2. Charge for the Product’s Value, Not Cost
There are many different models for pricing commercial open source products. Mike mentions how you should price your product based on how critical it is to an application. Regarding Sidekiq Pro’s pricing, many suggested that he offer recurring payments for continuous revenue, however Mike believes it is beneficial to charge a onetime price, allowing developers to better plan their overall development costs.
3. Marketing: The Proof Is In the Pudding
Build the best product you can. Mike mentions other forms of marketing are not genuine. For example, he believes users should evaluate many Background Processing solutions and organically arrive to the best solution, hopefully being Sidekiq Pro.
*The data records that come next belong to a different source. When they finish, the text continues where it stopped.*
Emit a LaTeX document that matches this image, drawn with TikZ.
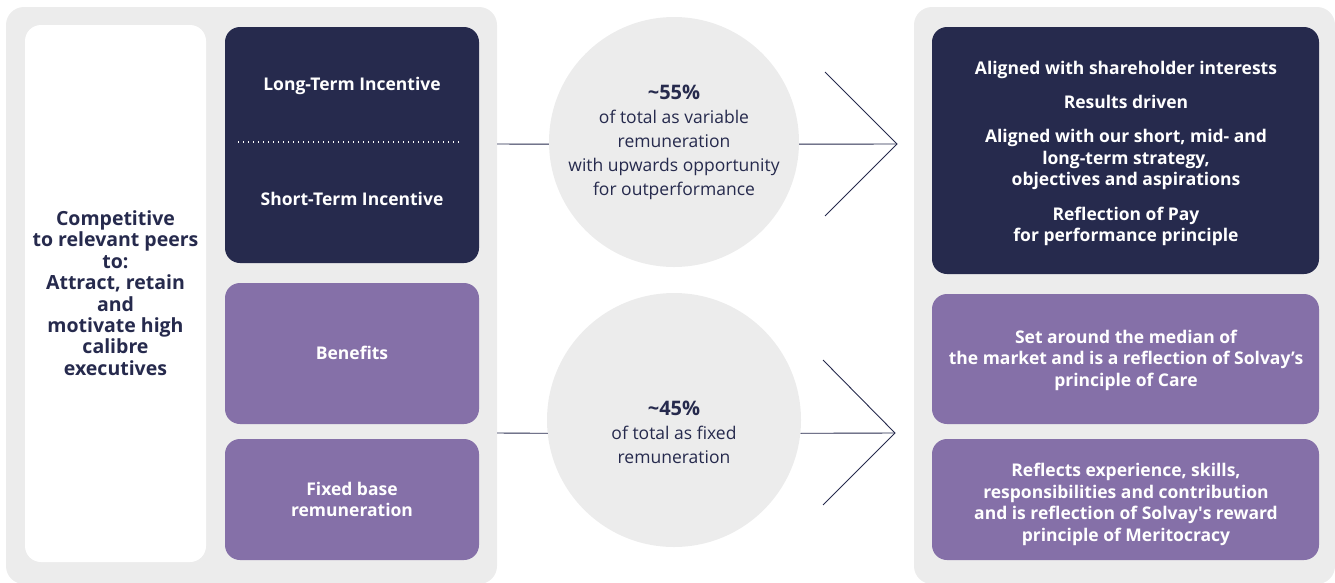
\documentclass[tikz,border=0pt]{standalone}
\usepackage{fontspec}
\setmainfont{Open Sans}
\definecolor{navy}{HTML}{262A4D}
\definecolor{purp}{HTML}{8570A8}
\definecolor{panelgray}{HTML}{ECECEC}
\begin{document}
\begin{tikzpicture}[x=1pt,y=-1pt,
  panel/.style={fill=panelgray, draw=none, rounded corners=18pt, inner sep=0pt},
  whitebox/.style={fill=white, draw=none, rounded corners=16pt, inner sep=0pt, minimum width=181pt, minimum height=537pt},
  darkbox/.style={fill=navy, draw=none, rounded corners=15pt, inner sep=0pt},
  purpbox/.style={fill=purp, draw=none, rounded corners=15pt, inner sep=0pt},
  boxtext/.style={text=white, font=\fontsize{17.5}{21.5}\selectfont\bfseries, align=center, inner sep=0pt},
  lefttext/.style={text=navy, font=\fontsize{19.5}{21.4}\selectfont\bfseries, align=center, inner sep=0pt},
  circ/.style={circle, fill=panelgray, draw=none, inner sep=0pt},
  circtext/.style={text=navy, font=\fontsize{17.5}{24}\selectfont, align=center, inner sep=0pt},
  conn/.style={draw=navy, line width=0.9pt},
  chev/.style={draw=navy, line width=0.9pt, line join=miter}
]
\useasboundingbox (0,0) rectangle (1335,582);

% panels
\node[panel, minimum width=491pt, minimum height=577pt] (lp) at (251.5,295.5) {};
\node[panel, minimum width=421pt, minimum height=577pt] (rp) at (1124.5,295.5) {};

% left column
\node[whitebox] (wb) at (115.5,293.5) {};
\node[lefttext] (lt) at (115.5,293) {Competitive\\to relevant peers\\to:\\Attract, retain\\and\\motivate high\\calibre\\executives};

\node[darkbox, minimum width=254pt, minimum height=236pt] (inc) at (352,145) {};
\node[boxtext] (lti) at (352,86) {Long-Term Incentive};
\node[boxtext] (sti) at (352,199) {Short-Term Incentive};
\coordinate (dl) at (238,142);
\coordinate (dr) at (462,142);
\draw[white, line width=1.3pt, dash pattern=on 1.3pt off 3.7pt] (dl) -- (dr);

\node[purpbox, minimum width=254pt, minimum height=141pt] (ben) at (352,353.5) {};
\node[boxtext] at (352,353) {Benefits};
\node[purpbox, minimum width=254pt, minimum height=121pt] (fix) at (352,499.5) {};
\node[boxtext] at (352,499.5) {Fixed base\\remuneration};

% circles
\node[circ, minimum size=250pt] (c1) at (674,142) {};
\node[circtext] (t1) at (674,142.5) {\textbf{\fontsize{20}{24}\selectfont \textasciitilde55\%}\\of total as variable\\remuneration\\with upwards opportunity\\for outperformance};
\node[circ, minimum size=254pt] (c2) at (674,420) {};
\node[circtext] (t2) at (674,432) {\textbf{\fontsize{20}{24}\selectfont \textasciitilde45\%}\\of total as fixed\\remuneration};

% connectors
\coordinate (l1) at (497,144);
\coordinate (a1) at (897,144);
\coordinate (a1t) at (825,72);
\coordinate (a1b) at (825,216);
\draw[conn] (l1) -- (c1.181);
\draw[conn] (c1.359) -- (a1);
\draw[chev] (a1t) -- (a1) -- (a1b);

\coordinate (l2) at (497,433);
\coordinate (a2) at (895,433);
\coordinate (a2t) at (823,360);
\coordinate (a2b) at (823,505);
\draw[conn] (l2) -- (c2.186);
\draw[conn] (c2.354) -- (a2);
\draw[chev] (a2t) -- (a2) -- (a2b);

% right column
\node[darkbox, minimum width=387pt, minimum height=247pt] (rd) at (1125.5,150.5) {};
\node[boxtext] (rdt) at (1126,153.5) {Aligned with shareholder interests\\[12.5pt]Results driven\\[13pt]Aligned with our short, mid- and\\long-term strategy,\\objectives and aspirations\\[13pt]Reflection of Pay\\for performance principle};

\node[purpbox, minimum width=387pt, minimum height=130pt] (rp1) at (1125.5,359) {};
\node[boxtext] at (1126,360) {Set around the median of\\the market and is a reflection of Solvay’s\\principle of Care};
\node[purpbox, minimum width=387pt, minimum height=121pt] (rp2) at (1125.5,499.5) {};
\node[boxtext] at (1126,504.5) {Reflects experience, skills,\\responsibilities and contribution\\and is reflection of Solvay\textquotesingle s reward\\principle of Meritocracy};
\end{tikzpicture}
\end{document}
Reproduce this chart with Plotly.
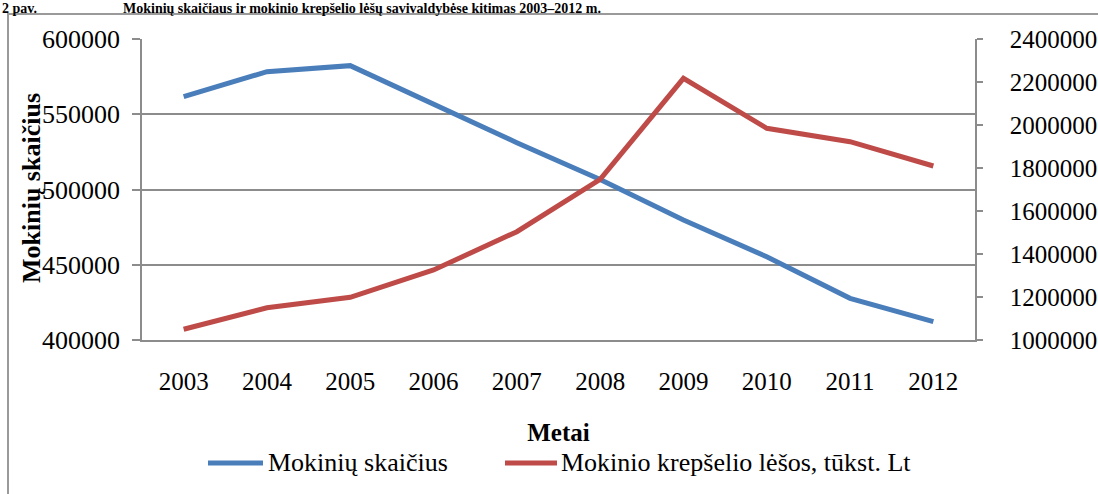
import plotly.graph_objects as go

years = ["2003", "2004", "2005", "2006", "2007", "2008", "2009", "2010", "2011", "2012"]
mokiniai = [561700, 578300, 582300, 556300, 531100, 506700, 479700, 455300, 427700, 412200]
krepselis = [1049800, 1150200, 1198600, 1325600, 1503700, 1747400, 2217200, 1984700, 1922400, 1809300]

left_ticks = [400000, 450000, 500000, 550000, 600000]
right_ticks = [1000000, 1200000, 1400000, 1600000, 1800000, 2000000, 2200000, 2400000]

series_names = ["Mokinių skaičius", "Mokinio krepšelio lėšos, tūkst. Lt"]
series_colors = ["#4A7EBB", "#BE4B48"]

FONT = "Liberation Serif, Times New Roman, DejaVu Serif, serif"
GRAY = "#8c8c8c"

fig = go.Figure()
fig.add_trace(go.Scatter(x=years, y=mokiniai, mode="lines", name=series_names[0],
                         line=dict(color=series_colors[0], width=5), yaxis="y"))
fig.add_trace(go.Scatter(x=years, y=krepselis, mode="lines", name=series_names[1],
                         line=dict(color=series_colors[1], width=5), yaxis="y2"))

W, H = 1098, 494
L, R, T, B = 142, 975, 39, 340

def px(xp):
    return (xp - L) / (R - L)

def py(yp):
    return (B - yp) / (B - T)

fig.update_layout(
    width=W, height=H,
    margin=dict(l=L, r=W - R, t=T, b=H - B, autoexpand=False),
    paper_bgcolor="white", plot_bgcolor="white",
    font=dict(family=FONT, size=25, color="black"),
    showlegend=False,
    xaxis=dict(type="category", range=[-0.5, 9.5], showgrid=False, showline=True,
               linecolor=GRAY, linewidth=1.5, ticks="", ticklabelstandoff=18,
               tickfont=dict(family=FONT, size=25),
               title=dict(text="<b>Metai</b>", font=dict(family=FONT, size=25), standoff=30)),
    yaxis=dict(range=[400000, 600000], tickvals=left_ticks, ticktext=[str(v) for v in left_ticks],
               showgrid=True, gridcolor=GRAY, gridwidth=1.5, showline=True, linecolor=GRAY,
               linewidth=1.5, ticks="outside", ticklen=8, tickcolor=GRAY, tickwidth=1.5,
               ticklabelstandoff=7, tickfont=dict(family=FONT, size=26), zeroline=False),
    yaxis2=dict(range=[1000000, 2400000], tickvals=right_ticks, ticktext=[str(v) for v in right_ticks],
                overlaying="y", side="right", showgrid=False, showline=True, linecolor=GRAY,
                linewidth=1.5, ticks="outside", ticklen=6, tickcolor=GRAY, tickwidth=1.5,
                ticklabelstandoff=22, tickfont=dict(family=FONT, size=25), zeroline=False),
)

# outer chart frame (extends past the right and bottom edges)
fig.add_shape(type="rect", xref="paper", yref="paper",
              x0=px(8), x1=px(1120), y0=py(520), y1=py(14),
              line=dict(color="#9a9a9a", width=2), fillcolor="rgba(0,0,0,0)", layer="below")

# legend drawn in paper space (long line samples as in the original)
legend_items = [(208, 263, 266), (505, 557, 559)]
for (x0, x1, xt), name, color in zip(legend_items, series_names, series_colors):
    fig.add_shape(type="line", xref="paper", yref="paper", x0=px(x0), x1=px(x1),
                  y0=py(463), y1=py(463), line=dict(color=color, width=5))
    fig.add_annotation(text=name, xref="paper", yref="paper", x=px(xt), y=py(463),
                       showarrow=False, xanchor="left", yanchor="middle",
                       font=dict(family=FONT, size=26, color="black"))

# y-axis title overlapping tick labels
fig.add_annotation(text="<b>Mokinių skaičius</b>", xref="paper", yref="paper",
                   x=px(31), y=py(188), textangle=-90, showarrow=False,
                   font=dict(family=FONT, size=26, color="black"),
                   xanchor="center", yanchor="middle")

# figure caption above the frame
fig.add_annotation(text="<b>2 pav.</b>", xref="paper", yref="paper",
                   x=px(0), y=py(8), showarrow=False, xanchor="left", yanchor="middle",
                   font=dict(family=FONT, size=14, color="black"))
fig.add_annotation(text="<b>Mokinių skaičiaus ir mokinio krepšelio lėšų savivaldybėse kitimas 2003–2012 m.</b>",
                   xref="paper", yref="paper", x=px(121), y=py(8), showarrow=False,
                   xanchor="left", yanchor="middle",
                   font=dict(family=FONT, size=14, color="black"))

fig.write_html("out.html", config={"displayModeBar": False},
               post_script="document.body.style.margin='0px';")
4. Crowd funding for Open Source Projects: Bad Idea
Mike expresses that he is not a fan of this funding model. This type of funding can lead to many issues for a project. Financing 1.0 products in a pledge drive format or the ”NPR-ification of Open Source Software” does not guarantee future support, additional functionality, and documentation. Selling a product long term forces you to support and improve upon a product.
5. Business Advice: Don’t be a Business
This insight may of been my favorite part of the interview, so good I may have to retitle this post to “How to Sustain Open Source Development”. Mike discusses how Sidekiq Pro is not a business in the traditional sense. You do not have to participate in building a company or consulting group around open source to make money. You can just build a great product and get paid.